Material provided:

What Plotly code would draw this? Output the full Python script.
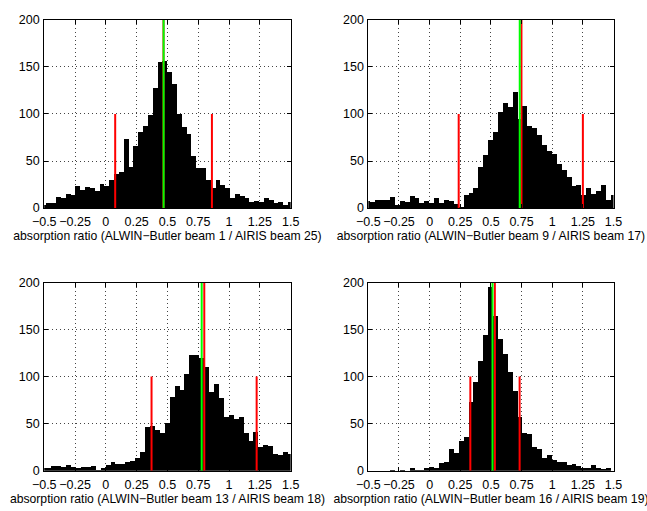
import numpy as np
import plotly.graph_objects as go

# ---------------- data ----------------
x_min, x_max = -0.5, 1.5
x_tick_vals = [-0.5, -0.25, 0, 0.25, 0.5, 0.75, 1, 1.25, 1.5]
x_tick_text = ["−0.5", "−0.25", "0", "0.25", "0.5", "0.75", "1", "1.25", "1.5"]
y_tick_vals = [0, 50, 100, 150, 200]
y_max = 200

# histogram counts per panel (bins spread evenly over -0.5 .. 1.5)
counts_b1_a25 = [3, 5, 5, 12, 11, 15, 14, 23, 19, 22, 21, 18, 26, 24, 30, 36, 38, 73, 44, 66,
                 81, 87, 99, 128, 155, 156, 145, 132, 100, 86, 79, 55, 43, 43, 30, 21, 30, 25,
                 21, 11, 15, 13, 11, 6, 8, 6, 11, 9, 5, 7, 3, 6]
counts_b9_a17 = [8, 6, 9, 9, 9, 12, 3, 8, 7, 13, 11, 5, 8, 5, 11, 5, 9, 8, 4, 1, 14, 16, 21, 44,
                 56, 72, 81, 102, 112, 108, 123, 95, 109, 87, 85, 78, 67, 61, 58, 47, 40, 33, 23,
                 25, 14, 21, 15, 18, 25, 9, 14]
counts_b13_a18 = [3, 3.5, 5.5, 5.5, 4.5, 6.5, 4, 3, 4, 4, 5.5, 1, 3.5, 6, 10, 8, 8, 10, 11, 14,
                  20, 47, 48, 44, 41, 51, 79, 90, 86, 103, 123, 123, 120, 111, 84, 93, 78, 58, 60,
                  55, 57, 40, 32, 42, 26, 28, 27, 18, 17, 20, 18]
counts_b16_a19 = [0, 0, 0, 0, 0, 1, 0, 1, 0, 3, 1, 1, 3, 4, 3, 9, 10, 23, 19, 32, 36, 74, 95,
                  117, 145, 196, 165, 140, 125, 105, 85, 58, 40, 39, 26, 24, 14, 17, 12, 10, 10,
                  7, 8, 5, 3, 3, 6, 3, 2, 3, 0]

panel_counts = [counts_b1_a25, counts_b9_a17, counts_b13_a18, counts_b16_a19]
panel_labels = [
    "absorption ratio (ALWIN−Butler beam 1 / AIRIS beam 25)",
    "absorption ratio (ALWIN−Butler beam 9 / AIRIS beam 17)",
    "absorption ratio (ALWIN−Butler beam 13 / AIRIS beam 18)",
    "absorption ratio (ALWIN−Butler beam 16 / AIRIS beam 19)",
]
red_low = [0.076, 0.237, 0.371, 0.332]
red_mid = [0.468, 0.749, 0.799, 0.532]
red_high = [0.861, 1.250, 1.224, 0.734]
green_val = [0.469, 0.735, 0.778, 0.513]
side_line_height = 100
mid_line_height = 200

# ---------------- layout ----------------
W, H = 647, 511
col_px = [(33.3, 288.0), (368.3, 621.7)]
row_px = [(13.3, 206.7), (283.3, 476.7)]
font_family = "Liberation Sans, Arial, Helvetica, sans-serif"

fig = go.Figure()

for i, counts in enumerate(panel_counts):
    r, c = divmod(i, 2)
    ax = "" if i == 0 else str(i + 1)
    n = len(counts)
    centers = np.linspace(x_min, x_max, n)
    width = (x_max - x_min) / (n - 1)
    fig.add_trace(go.Bar(x=centers, y=counts, width=width,
                         marker=dict(color="black", line=dict(width=0)),
                         xaxis="x" + ax, yaxis="y" + ax, hoverinfo="skip"))
    # red marker lines
    fig.add_trace(go.Scatter(
        x=[red_low[i], red_low[i], None, red_high[i], red_high[i], None, red_mid[i], red_mid[i]],
        y=[0, side_line_height, None, 0, side_line_height, None, 0, mid_line_height],
        mode="lines", line=dict(color="#ff0000", width=2),
        xaxis="x" + ax, yaxis="y" + ax, hoverinfo="skip"))
    # green line
    fig.add_trace(go.Scatter(
        x=[green_val[i], green_val[i]], y=[0, mid_line_height],
        mode="lines", line=dict(color="#00ff00", width=2),
        xaxis="x" + ax, yaxis="y" + ax, hoverinfo="skip"))

    x0, x1 = col_px[c]
    y0, y1 = row_px[r]
    common = dict(showline=True, linecolor="black", linewidth=1, mirror="ticks",
                  ticks="inside", ticklen=4, tickcolor="black", tickwidth=1,
                  showgrid=True, gridcolor="#444444", gridwidth=1, griddash="1px,3px",
                  zeroline=False, tickangle=0,
                  tickfont=dict(family=font_family, size=12.5, color="black"))
    fig.update_layout(**{
        "xaxis" + ax: dict(domain=[x0 / W, x1 / W], range=[x_min, x_max],
                           tickvals=x_tick_vals, ticktext=x_tick_text,
                           anchor="y" + ax, ticklabelstandoff=2,
                           title=dict(text=panel_labels[i], standoff=1,
                                      font=dict(family=font_family, size=12.2, color="black")),
                           **common),
        "yaxis" + ax: dict(domain=[1 - y1 / H, 1 - y0 / H], range=[0, y_max],
                           tickvals=y_tick_vals, anchor="x" + ax, ticklabelstandoff=1,
                           **common),
    })

fig.update_layout(width=W, height=H, margin=dict(l=0, r=0, t=0, b=0),
                  paper_bgcolor="white", plot_bgcolor="white",
                  showlegend=False, bargap=0)

fig.write_html("out.html", config={"displayModeBar": False},
               post_script="document.body.style.margin='0';document.body.style.overflow='hidden';")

Task:
Your copy of the data above should match it exactly, except that pictures are left out.

Reply:
What Plotly code would draw this? Output the full Python script.
import numpy as np
import plotly.graph_objects as go

# ---------------- data ----------------
x_min, x_max = -0.5, 1.5
x_tick_vals = [-0.5, -0.25, 0, 0.25, 0.5, 0.75, 1, 1.25, 1.5]
x_tick_text = ["−0.5", "−0.25", "0", "0.25", "0.5", "0.75", "1", "1.25", "1.5"]
y_tick_vals = [0, 50, 100, 150, 200]
y_max = 200

# histogram counts per panel (bins spread evenly over -0.5 .. 1.5)
counts_b1_a25 = [3, 5, 5, 12, 11, 15, 14, 23, 19, 22, 21, 18, 26, 24, 30, 36, 38, 73, 44, 66,
                 81, 87, 99, 128, 155, 156, 145, 132, 100, 86, 79, 55, 43, 43, 30, 21, 30, 25,
                 21, 11, 15, 13, 11, 6, 8, 6, 11, 9, 5, 7, 3, 6]
counts_b9_a17 = [8, 6, 9, 9, 9, 12, 3, 8, 7, 13, 11, 5, 8, 5, 11, 5, 9, 8, 4, 1, 14, 16, 21, 44,
                 56, 72, 81, 102, 112, 108, 123, 95, 109, 87, 85, 78, 67, 61, 58, 47, 40, 33, 23,
                 25, 14, 21, 15, 18, 25, 9, 14]
counts_b13_a18 = [3, 3.5, 5.5, 5.5, 4.5, 6.5, 4, 3, 4, 4, 5.5, 1, 3.5, 6, 10, 8, 8, 10, 11, 14,
                  20, 47, 48, 44, 41, 51, 79, 90, 86, 103, 123, 123, 120, 111, 84, 93, 78, 58, 60,
                  55, 57, 40, 32, 42, 26, 28, 27, 18, 17, 20, 18]
counts_b16_a19 = [0, 0, 0, 0, 0, 1, 0, 1, 0, 3, 1, 1, 3, 4, 3, 9, 10, 23, 19, 32, 36, 74, 95,
                  117, 145, 196, 165, 140, 125, 105, 85, 58, 40, 39, 26, 24, 14, 17, 12, 10, 10,
                  7, 8, 5, 3, 3, 6, 3, 2, 3, 0]

panel_counts = [counts_b1_a25, counts_b9_a17, counts_b13_a18, counts_b16_a19]
panel_labels = [
    "absorption ratio (ALWIN−Butler beam 1 / AIRIS beam 25)",
    "absorption ratio (ALWIN−Butler beam 9 / AIRIS beam 17)",
    "absorption ratio (ALWIN−Butler beam 13 / AIRIS beam 18)",
    "absorption ratio (ALWIN−Butler beam 16 / AIRIS beam 19)",
]
red_low = [0.076, 0.237, 0.371, 0.332]
red_mid = [0.468, 0.749, 0.799, 0.532]
red_high = [0.861, 1.250, 1.224, 0.734]
green_val = [0.469, 0.735, 0.778, 0.513]
side_line_height = 100
mid_line_height = 200

# ---------------- layout ----------------
W, H = 647, 511
col_px = [(33.3, 288.0), (368.3, 621.7)]
row_px = [(13.3, 206.7), (283.3, 476.7)]
font_family = "Liberation Sans, Arial, Helvetica, sans-serif"

fig = go.Figure()

for i, counts in enumerate(panel_counts):
    r, c = divmod(i, 2)
    ax = "" if i == 0 else str(i + 1)
    n = len(counts)
    centers = np.linspace(x_min, x_max, n)
    width = (x_max - x_min) / (n - 1)
    fig.add_trace(go.Bar(x=centers, y=counts, width=width,
                         marker=dict(color="black", line=dict(width=0)),
                         xaxis="x" + ax, yaxis="y" + ax, hoverinfo="skip"))
    # red marker lines
    fig.add_trace(go.Scatter(
        x=[red_low[i], red_low[i], None, red_high[i], red_high[i], None, red_mid[i], red_mid[i]],
        y=[0, side_line_height, None, 0, side_line_height, None, 0, mid_line_height],
        mode="lines", line=dict(color="#ff0000", width=2),
        xaxis="x" + ax, yaxis="y" + ax, hoverinfo="skip"))
    # green line
    fig.add_trace(go.Scatter(
        x=[green_val[i], green_val[i]], y=[0, mid_line_height],
        mode="lines", line=dict(color="#00ff00", width=2),
        xaxis="x" + ax, yaxis="y" + ax, hoverinfo="skip"))

    x0, x1 = col_px[c]
    y0, y1 = row_px[r]
    common = dict(showline=True, linecolor="black", linewidth=1, mirror="ticks",
                  ticks="inside", ticklen=4, tickcolor="black", tickwidth=1,
                  showgrid=True, gridcolor="#444444", gridwidth=1, griddash="1px,3px",
                  zeroline=False, tickangle=0,
                  tickfont=dict(family=font_family, size=12.5, color="black"))
    fig.update_layout(**{
        "xaxis" + ax: dict(domain=[x0 / W, x1 / W], range=[x_min, x_max],
                           tickvals=x_tick_vals, ticktext=x_tick_text,
                           anchor="y" + ax, ticklabelstandoff=2,
                           title=dict(text=panel_labels[i], standoff=1,
                                      font=dict(family=font_family, size=12.2, color="black")),
                           **common),
        "yaxis" + ax: dict(domain=[1 - y1 / H, 1 - y0 / H], range=[0, y_max],
                           tickvals=y_tick_vals, anchor="x" + ax, ticklabelstandoff=1,
                           **common),
    })

fig.update_layout(width=W, height=H, margin=dict(l=0, r=0, t=0, b=0),
                  paper_bgcolor="white", plot_bgcolor="white",
                  showlegend=False, bargap=0)

fig.write_html("out.html", config={"displayModeBar": False},
               post_script="document.body.style.margin='0';document.body.style.overflow='hidden';")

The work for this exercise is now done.